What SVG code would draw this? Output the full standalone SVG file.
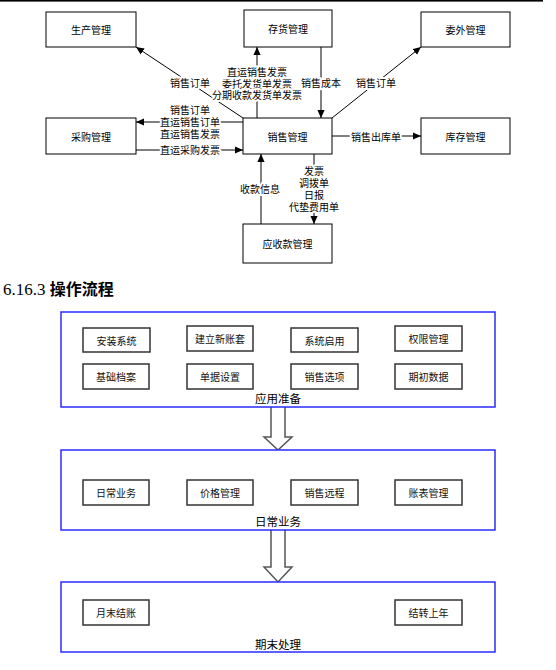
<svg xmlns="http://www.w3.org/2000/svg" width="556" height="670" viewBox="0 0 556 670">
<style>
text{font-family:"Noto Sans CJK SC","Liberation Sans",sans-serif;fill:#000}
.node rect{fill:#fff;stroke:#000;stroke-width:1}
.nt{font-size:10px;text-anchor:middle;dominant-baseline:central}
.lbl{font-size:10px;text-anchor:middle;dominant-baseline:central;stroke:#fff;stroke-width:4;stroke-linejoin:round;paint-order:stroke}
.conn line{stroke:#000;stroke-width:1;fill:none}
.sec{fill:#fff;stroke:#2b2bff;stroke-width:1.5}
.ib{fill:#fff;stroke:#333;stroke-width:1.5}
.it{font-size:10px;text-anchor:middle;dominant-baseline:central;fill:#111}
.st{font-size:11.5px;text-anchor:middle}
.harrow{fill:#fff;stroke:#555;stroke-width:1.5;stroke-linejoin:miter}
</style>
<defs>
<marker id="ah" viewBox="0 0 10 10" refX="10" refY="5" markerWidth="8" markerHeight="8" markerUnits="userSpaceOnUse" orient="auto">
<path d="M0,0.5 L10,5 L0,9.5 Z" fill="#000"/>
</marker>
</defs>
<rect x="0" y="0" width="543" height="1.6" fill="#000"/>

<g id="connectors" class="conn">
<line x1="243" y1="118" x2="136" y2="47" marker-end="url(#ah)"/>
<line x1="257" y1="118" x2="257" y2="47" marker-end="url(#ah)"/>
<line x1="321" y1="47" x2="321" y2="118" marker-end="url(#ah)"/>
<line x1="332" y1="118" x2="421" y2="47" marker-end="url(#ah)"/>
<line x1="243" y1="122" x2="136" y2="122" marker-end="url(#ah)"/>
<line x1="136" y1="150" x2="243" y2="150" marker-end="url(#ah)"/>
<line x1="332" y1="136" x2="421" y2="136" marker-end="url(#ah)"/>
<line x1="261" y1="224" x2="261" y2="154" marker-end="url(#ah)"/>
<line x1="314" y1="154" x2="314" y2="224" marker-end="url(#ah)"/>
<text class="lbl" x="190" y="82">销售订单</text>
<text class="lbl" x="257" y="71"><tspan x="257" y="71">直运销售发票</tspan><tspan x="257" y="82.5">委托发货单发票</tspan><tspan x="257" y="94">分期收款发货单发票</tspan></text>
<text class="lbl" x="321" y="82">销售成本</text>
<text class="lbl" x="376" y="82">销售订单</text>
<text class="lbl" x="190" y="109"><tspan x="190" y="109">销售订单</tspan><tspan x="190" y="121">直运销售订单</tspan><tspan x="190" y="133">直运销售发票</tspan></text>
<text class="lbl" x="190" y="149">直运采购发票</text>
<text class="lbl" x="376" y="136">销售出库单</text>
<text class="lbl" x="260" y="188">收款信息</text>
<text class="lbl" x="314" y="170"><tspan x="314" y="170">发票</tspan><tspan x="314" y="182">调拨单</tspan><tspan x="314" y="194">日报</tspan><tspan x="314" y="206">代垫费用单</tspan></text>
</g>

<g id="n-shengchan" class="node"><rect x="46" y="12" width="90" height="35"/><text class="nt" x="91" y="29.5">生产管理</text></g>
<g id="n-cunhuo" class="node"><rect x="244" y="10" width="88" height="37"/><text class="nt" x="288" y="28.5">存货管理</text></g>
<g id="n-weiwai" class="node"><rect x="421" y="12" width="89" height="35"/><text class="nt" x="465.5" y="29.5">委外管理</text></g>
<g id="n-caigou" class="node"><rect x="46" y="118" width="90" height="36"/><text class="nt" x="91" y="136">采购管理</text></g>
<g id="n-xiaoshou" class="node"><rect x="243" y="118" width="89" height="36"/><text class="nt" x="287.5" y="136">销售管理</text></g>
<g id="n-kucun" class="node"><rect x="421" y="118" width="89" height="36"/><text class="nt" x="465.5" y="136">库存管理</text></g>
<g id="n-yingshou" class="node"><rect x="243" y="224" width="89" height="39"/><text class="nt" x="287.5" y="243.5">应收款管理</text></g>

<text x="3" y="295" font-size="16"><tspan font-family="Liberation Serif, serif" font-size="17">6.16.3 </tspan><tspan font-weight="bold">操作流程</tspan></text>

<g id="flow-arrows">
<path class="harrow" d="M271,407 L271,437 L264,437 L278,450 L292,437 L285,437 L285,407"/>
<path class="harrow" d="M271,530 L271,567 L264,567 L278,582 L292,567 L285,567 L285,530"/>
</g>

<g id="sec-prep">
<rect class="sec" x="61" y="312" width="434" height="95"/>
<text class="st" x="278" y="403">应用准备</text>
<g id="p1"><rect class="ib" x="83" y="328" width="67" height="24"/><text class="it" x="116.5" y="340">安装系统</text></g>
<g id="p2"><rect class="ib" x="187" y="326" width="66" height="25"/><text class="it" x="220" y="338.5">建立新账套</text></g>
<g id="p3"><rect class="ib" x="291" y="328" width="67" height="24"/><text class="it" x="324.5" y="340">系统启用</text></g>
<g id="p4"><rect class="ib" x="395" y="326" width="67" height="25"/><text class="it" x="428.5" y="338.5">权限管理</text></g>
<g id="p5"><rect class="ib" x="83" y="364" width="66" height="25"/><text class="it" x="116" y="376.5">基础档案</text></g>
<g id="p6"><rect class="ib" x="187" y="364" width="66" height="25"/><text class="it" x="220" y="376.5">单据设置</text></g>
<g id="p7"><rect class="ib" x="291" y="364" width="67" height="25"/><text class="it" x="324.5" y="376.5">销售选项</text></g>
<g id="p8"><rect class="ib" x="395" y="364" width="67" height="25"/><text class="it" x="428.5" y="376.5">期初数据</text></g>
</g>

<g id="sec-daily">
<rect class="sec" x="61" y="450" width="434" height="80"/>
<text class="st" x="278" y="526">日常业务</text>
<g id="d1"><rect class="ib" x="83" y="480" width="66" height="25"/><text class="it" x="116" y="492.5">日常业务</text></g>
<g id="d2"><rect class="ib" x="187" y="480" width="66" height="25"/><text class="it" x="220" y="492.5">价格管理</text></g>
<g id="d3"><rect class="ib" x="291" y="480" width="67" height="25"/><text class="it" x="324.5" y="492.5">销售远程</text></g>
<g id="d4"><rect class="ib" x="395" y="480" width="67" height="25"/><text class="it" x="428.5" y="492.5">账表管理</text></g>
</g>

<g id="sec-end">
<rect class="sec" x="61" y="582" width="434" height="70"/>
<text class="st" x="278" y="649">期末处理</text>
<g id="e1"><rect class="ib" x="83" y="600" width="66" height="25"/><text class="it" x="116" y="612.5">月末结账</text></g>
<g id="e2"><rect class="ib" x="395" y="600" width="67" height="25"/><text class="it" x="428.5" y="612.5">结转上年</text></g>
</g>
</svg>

• • • •

TASK TO CARRY OUT:
Send back the data above word for word, with the pictures left out.

SOLUTION TO THIS EXERCISE:
What SVG code would draw this? Output the full standalone SVG file.
<svg xmlns="http://www.w3.org/2000/svg" width="556" height="670" viewBox="0 0 556 670">
<style>
text{font-family:"Noto Sans CJK SC","Liberation Sans",sans-serif;fill:#000}
.node rect{fill:#fff;stroke:#000;stroke-width:1}
.nt{font-size:10px;text-anchor:middle;dominant-baseline:central}
.lbl{font-size:10px;text-anchor:middle;dominant-baseline:central;stroke:#fff;stroke-width:4;stroke-linejoin:round;paint-order:stroke}
.conn line{stroke:#000;stroke-width:1;fill:none}
.sec{fill:#fff;stroke:#2b2bff;stroke-width:1.5}
.ib{fill:#fff;stroke:#333;stroke-width:1.5}
.it{font-size:10px;text-anchor:middle;dominant-baseline:central;fill:#111}
.st{font-size:11.5px;text-anchor:middle}
.harrow{fill:#fff;stroke:#555;stroke-width:1.5;stroke-linejoin:miter}
</style>
<defs>
<marker id="ah" viewBox="0 0 10 10" refX="10" refY="5" markerWidth="8" markerHeight="8" markerUnits="userSpaceOnUse" orient="auto">
<path d="M0,0.5 L10,5 L0,9.5 Z" fill="#000"/>
</marker>
</defs>
<rect x="0" y="0" width="543" height="1.6" fill="#000"/>

<g id="connectors" class="conn">
<line x1="243" y1="118" x2="136" y2="47" marker-end="url(#ah)"/>
<line x1="257" y1="118" x2="257" y2="47" marker-end="url(#ah)"/>
<line x1="321" y1="47" x2="321" y2="118" marker-end="url(#ah)"/>
<line x1="332" y1="118" x2="421" y2="47" marker-end="url(#ah)"/>
<line x1="243" y1="122" x2="136" y2="122" marker-end="url(#ah)"/>
<line x1="136" y1="150" x2="243" y2="150" marker-end="url(#ah)"/>
<line x1="332" y1="136" x2="421" y2="136" marker-end="url(#ah)"/>
<line x1="261" y1="224" x2="261" y2="154" marker-end="url(#ah)"/>
<line x1="314" y1="154" x2="314" y2="224" marker-end="url(#ah)"/>
<text class="lbl" x="190" y="82">销售订单</text>
<text class="lbl" x="257" y="71"><tspan x="257" y="71">直运销售发票</tspan><tspan x="257" y="82.5">委托发货单发票</tspan><tspan x="257" y="94">分期收款发货单发票</tspan></text>
<text class="lbl" x="321" y="82">销售成本</text>
<text class="lbl" x="376" y="82">销售订单</text>
<text class="lbl" x="190" y="109"><tspan x="190" y="109">销售订单</tspan><tspan x="190" y="121">直运销售订单</tspan><tspan x="190" y="133">直运销售发票</tspan></text>
<text class="lbl" x="190" y="149">直运采购发票</text>
<text class="lbl" x="376" y="136">销售出库单</text>
<text class="lbl" x="260" y="188">收款信息</text>
<text class="lbl" x="314" y="170"><tspan x="314" y="170">发票</tspan><tspan x="314" y="182">调拨单</tspan><tspan x="314" y="194">日报</tspan><tspan x="314" y="206">代垫费用单</tspan></text>
</g>

<g id="n-shengchan" class="node"><rect x="46" y="12" width="90" height="35"/><text class="nt" x="91" y="29.5">生产管理</text></g>
<g id="n-cunhuo" class="node"><rect x="244" y="10" width="88" height="37"/><text class="nt" x="288" y="28.5">存货管理</text></g>
<g id="n-weiwai" class="node"><rect x="421" y="12" width="89" height="35"/><text class="nt" x="465.5" y="29.5">委外管理</text></g>
<g id="n-caigou" class="node"><rect x="46" y="118" width="90" height="36"/><text class="nt" x="91" y="136">采购管理</text></g>
<g id="n-xiaoshou" class="node"><rect x="243" y="118" width="89" height="36"/><text class="nt" x="287.5" y="136">销售管理</text></g>
<g id="n-kucun" class="node"><rect x="421" y="118" width="89" height="36"/><text class="nt" x="465.5" y="136">库存管理</text></g>
<g id="n-yingshou" class="node"><rect x="243" y="224" width="89" height="39"/><text class="nt" x="287.5" y="243.5">应收款管理</text></g>

<text x="3" y="295" font-size="16"><tspan font-family="Liberation Serif, serif" font-size="17">6.16.3 </tspan><tspan font-weight="bold">操作流程</tspan></text>

<g id="flow-arrows">
<path class="harrow" d="M271,407 L271,437 L264,437 L278,450 L292,437 L285,437 L285,407"/>
<path class="harrow" d="M271,530 L271,567 L264,567 L278,582 L292,567 L285,567 L285,530"/>
</g>

<g id="sec-prep">
<rect class="sec" x="61" y="312" width="434" height="95"/>
<text class="st" x="278" y="403">应用准备</text>
<g id="p1"><rect class="ib" x="83" y="328" width="67" height="24"/><text class="it" x="116.5" y="340">安装系统</text></g>
<g id="p2"><rect class="ib" x="187" y="326" width="66" height="25"/><text class="it" x="220" y="338.5">建立新账套</text></g>
<g id="p3"><rect class="ib" x="291" y="328" width="67" height="24"/><text class="it" x="324.5" y="340">系统启用</text></g>
<g id="p4"><rect class="ib" x="395" y="326" width="67" height="25"/><text class="it" x="428.5" y="338.5">权限管理</text></g>
<g id="p5"><rect class="ib" x="83" y="364" width="66" height="25"/><text class="it" x="116" y="376.5">基础档案</text></g>
<g id="p6"><rect class="ib" x="187" y="364" width="66" height="25"/><text class="it" x="220" y="376.5">单据设置</text></g>
<g id="p7"><rect class="ib" x="291" y="364" width="67" height="25"/><text class="it" x="324.5" y="376.5">销售选项</text></g>
<g id="p8"><rect class="ib" x="395" y="364" width="67" height="25"/><text class="it" x="428.5" y="376.5">期初数据</text></g>
</g>

<g id="sec-daily">
<rect class="sec" x="61" y="450" width="434" height="80"/>
<text class="st" x="278" y="526">日常业务</text>
<g id="d1"><rect class="ib" x="83" y="480" width="66" height="25"/><text class="it" x="116" y="492.5">日常业务</text></g>
<g id="d2"><rect class="ib" x="187" y="480" width="66" height="25"/><text class="it" x="220" y="492.5">价格管理</text></g>
<g id="d3"><rect class="ib" x="291" y="480" width="67" height="25"/><text class="it" x="324.5" y="492.5">销售远程</text></g>
<g id="d4"><rect class="ib" x="395" y="480" width="67" height="25"/><text class="it" x="428.5" y="492.5">账表管理</text></g>
</g>

<g id="sec-end">
<rect class="sec" x="61" y="582" width="434" height="70"/>
<text class="st" x="278" y="649">期末处理</text>
<g id="e1"><rect class="ib" x="83" y="600" width="66" height="25"/><text class="it" x="116" y="612.5">月末结账</text></g>
<g id="e2"><rect class="ib" x="395" y="600" width="67" height="25"/><text class="it" x="428.5" y="612.5">结转上年</text></g>
</g>
</svg>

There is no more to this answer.